▶ Short exercise: Leaving out every picture, retype the lines below from the top through the one that contains "(0,0) rectangle (1097,852);".

───── Recorded data

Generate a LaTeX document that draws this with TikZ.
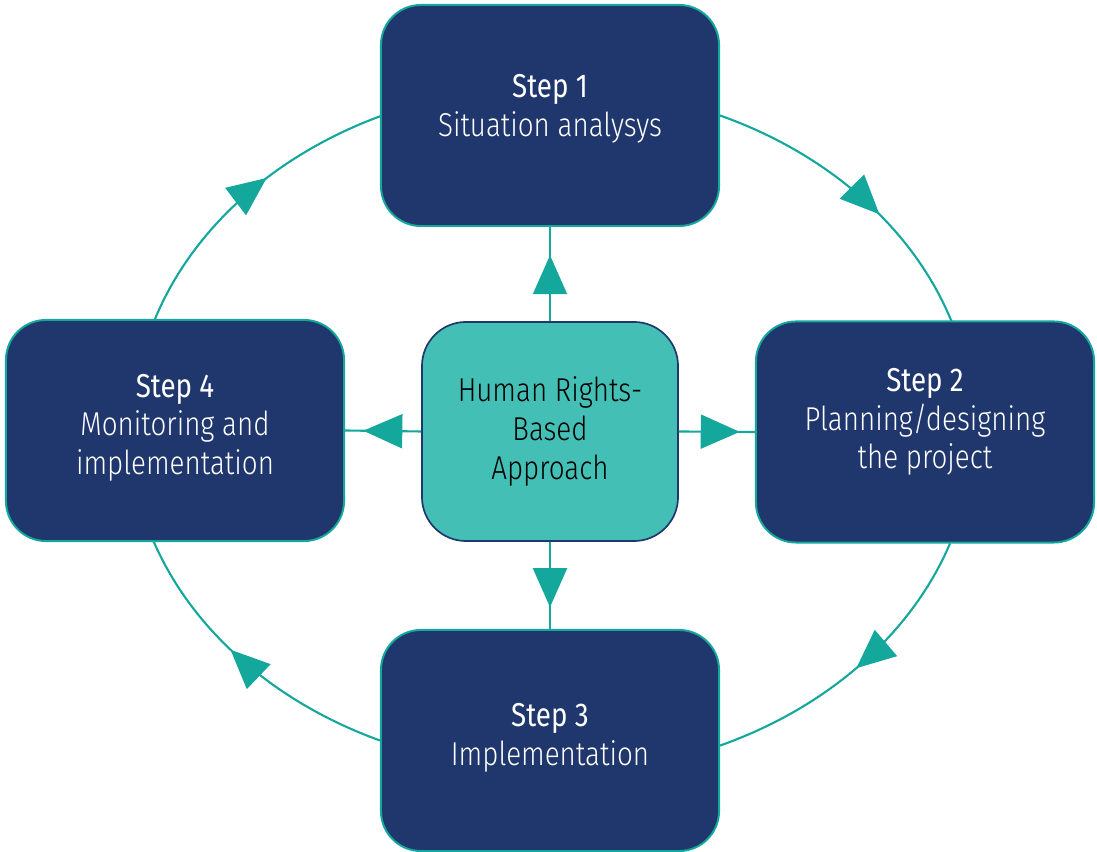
\documentclass[tikz,border=0pt]{standalone}
\usepackage{fontspec}
\setmainfont{Fira Sans Light}[FakeStretch=0.84]
\newfontfamily\regfont{Fira Sans}[FakeStretch=0.84]
\usetikzlibrary{arrows.meta,decorations.markings,backgrounds,calc}

\definecolor{navy}{HTML}{20376D}
\definecolor{tealline}{HTML}{14A89D}
\definecolor{hubfill}{HTML}{43BFB5}

\begin{document}
\begin{tikzpicture}[x=0.025cm,y=0.025cm,
  stepbox/.style={draw=tealline, fill=navy, line width=1.4pt,
    rounded corners=1cm, minimum width=8.45cm, minimum height=5.525cm,
    text=white, align=center, font=\fontsize{23.5}{27.5}\selectfont},
  lift/.style={text depth=#1},
  hubbox/.style={draw=navy, fill=hubfill, line width=1.2pt,
    rounded corners=1.1cm, minimum width=6.4cm, minimum height=5.475cm,
    text=black, align=center, font=\fontsize{23.5}{27.5}\selectfont},
  flow/.style={draw=tealline, line width=1.5pt, postaction={decorate},
    decoration={markings, mark=at position #1 with {\arrow[tealline]{Triangle[length=0.975cm, width=0.85cm]}}}},
  flow/.default=0.6
]
\useasboundingbox (0,0) rectangle (1097,852);

% the four steps and the hub
\node[stepbox, lift=0.515cm] (s1) at (550,736.5) {{\regfont Step 1}\\Situation analysys};
\node[stepbox, lift=0.665cm] (s2) at (925,420) {{\regfont Step 2}\\Planning/designing\\the project};
\node[stepbox, lift=0.315cm] (s3) at (550,111.5) {{\regfont Step 3}\\Implementation};
\node[stepbox, lift=0.315cm] (s4) at (175,421.5) {{\regfont Step 4}\\Monitoring and\\implementation};
\node[hubbox] (hub) at (550,420.5) {Human Rights-\\Based\\Approach};

% elliptical cycle between the steps
\begin{scope}[on background layer]
  \draw[flow=0.59] (s1.east) arc[start angle=66.5, end angle=18.3, x radius=421.4, y radius=343.5];
  \draw[flow=0.50] ($(s2.south)+(25,0)$) arc[start angle=-19.2, end angle=-66.5, x radius=421.4, y radius=343.5];
  \draw[flow=0.56] (s3.west) arc[start angle=-113.9, end angle=-161.2, x radius=421.4, y radius=343.5];
  \draw[flow=0.58] ($(s4.north)+(-20,0)$) arc[start angle=161.3, end angle=114.1, x radius=421.4, y radius=343.5];
\end{scope}

% spokes from the hub to each step
\draw[flow=0.70] (hub.north) -- (s1.south);
\draw[flow=0.80] (hub.east) -- (s2.west);
\draw[flow=0.76] (hub.west) -- (s4.east);
\draw[flow=0.75] (hub.south) -- (s3.north);
\end{tikzpicture}
\end{document}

──────────

▶ Solution for this task:
Generate a LaTeX document that draws this with TikZ.
\documentclass[tikz,border=0pt]{standalone}
\usepackage{fontspec}
\setmainfont{Fira Sans Light}[FakeStretch=0.84]
\newfontfamily\regfont{Fira Sans}[FakeStretch=0.84]
\usetikzlibrary{arrows.meta,decorations.markings,backgrounds,calc}

\definecolor{navy}{HTML}{20376D}
\definecolor{tealline}{HTML}{14A89D}
\definecolor{hubfill}{HTML}{43BFB5}

\begin{document}
\begin{tikzpicture}[x=0.025cm,y=0.025cm,
  stepbox/.style={draw=tealline, fill=navy, line width=1.4pt,
    rounded corners=1cm, minimum width=8.45cm, minimum height=5.525cm,
    text=white, align=center, font=\fontsize{23.5}{27.5}\selectfont},
  lift/.style={text depth=#1},
  hubbox/.style={draw=navy, fill=hubfill, line width=1.2pt,
    rounded corners=1.1cm, minimum width=6.4cm, minimum height=5.475cm,
    text=black, align=center, font=\fontsize{23.5}{27.5}\selectfont},
  flow/.style={draw=tealline, line width=1.5pt, postaction={decorate},
    decoration={markings, mark=at position #1 with {\arrow[tealline]{Triangle[length=0.975cm, width=0.85cm]}}}},
  flow/.default=0.6
]
\useasboundingbox (0,0) rectangle (1097,852);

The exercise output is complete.